Analyzing the distribution of your data and keys can enable you to create materialized fields and offer additional opportunities to explore the data in greater depth.
Tracing hygiene and debugging
Although automatic instrumentation can be extremely beneficial, it may generate an overwhelming number of spans, making it difficult to navigate through them. Furthermore, if you add your own spans and attributes, your dataset can become congested, making debugging more challenging. To determine whether you are collecting valuable data, you can again simply use SQL!
One option is to evaluate the number of spans per trace. This was particularly important for us, as some of our traces contain many network calls. Each of the network calls are represented as a span. Ideally, a single trace should consist of unit work as much as possible for reliability, and not contain thousands of network calls. The SQL query below calculates the number of spans per trace and creates a histogram. To visualize the output in the CLI, we can use the built-in bar function.
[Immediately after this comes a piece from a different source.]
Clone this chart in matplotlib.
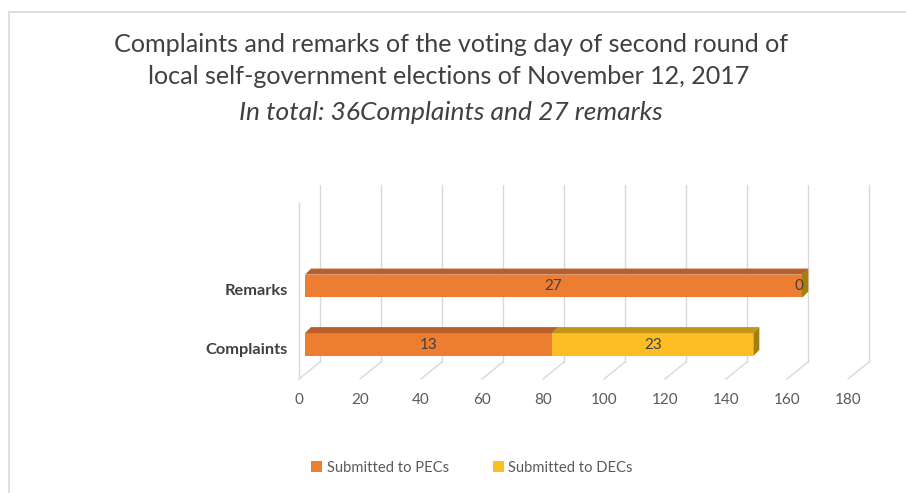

Additionally, the log function is utilized to create a more comprehensible graph.
WITH histogram(10)(total) AS hist
SELECT
round(arrayJoin(hist).1) AS lower,
round(arrayJoin(hist).2) AS upper,
arrayJoin(hist).3 AS cnt,
bar(log(cnt), 0, 32) AS bar
FROM
(
SELECT
TraceId,
COUNT(*) AS total
FROM traces1d
GROUP BY 1
ORDER BY 2 ASC
)
Query id: 74363105-dc0b-4d07-a591-f4096d7302cf
┌─lower─┬─upper─┬────────cnt─┬─bar─────────────────────────────────────┐
│ 1 │ 144 │ 6232778.75 │ ███████████████████████████████████████ │
│ 144 │ 453 │ 1263445 │ ███████████████████████████████████ │
│ 453 │ 813 │ 206123.75 │ ██████████████████████████████▌ │
│ 813 │ 1300 │ 28555 │ █████████████████████████▋ │
│ 1300 │ 1844 │ 923.75 │ █████████████████ │
│ 1844 │ 2324 │ 166.125 │ ████████████▊ │
│ 2324 │ 2898 │ 94.5 │ ███████████▎ │
│ 2898 │ 3958 │ 24.625 │ ████████ │
│ 3958 │ 5056 │ 65 │ ██████████▍ │
│ 5056 │ 5537 │ 12.5 │ ██████▎ │
└───────┴───────┴────────────┴─────────────────────────────────────────┘
10 rows in set. Elapsed: 7.958 sec. Processed 314.47 million rows, 15.41 GB (39.52 million rows/s., 1.94 GB/s.)
Over the last 24 hours, there were over 1000 traces that contained more than 1300 spans each. This could potentially pose a problem. However, at Resmo, we make numerous pagination calls and must execute additional calls for each of them in some integrations, so this level of span volume is anticipated.
Searching Java exception messages
With our backends using Kotlin, automatic instrumentation places any exception messages in the expected format in the Events field of a Span. We can search these using ClickHouse string functions. Normally, we create alerts for important exceptions and route them to OpsGenie. However data collections are prone to intermittent errors and we thus aggregate them. The following query searches for tokens in the exception messages using the hasToken function. You can also use the multiSearchAny function, but it looks anywhere in the string and can yield a large number of results.
The most impressive part is that this data is not indexed at all (e.g. using inverted indices) and searching for a days worth of data can still be done in under 5 seconds.
SELECT
SpanName,
arrayJoin(Events.Attributes)['exception.message'] AS message,
count(1)
FROM traces1d
WHERE (message != '') AND hasToken(lower(message), 'exceeded')
GROUP BY
1,
2
ORDER BY 3 DESC
LIMIT 20
10 rows in set. Elapsed: 4.583 sec. Processed 314.64 million rows, 20.67 GB (68.66 million rows/s., 4.51 GB/s.)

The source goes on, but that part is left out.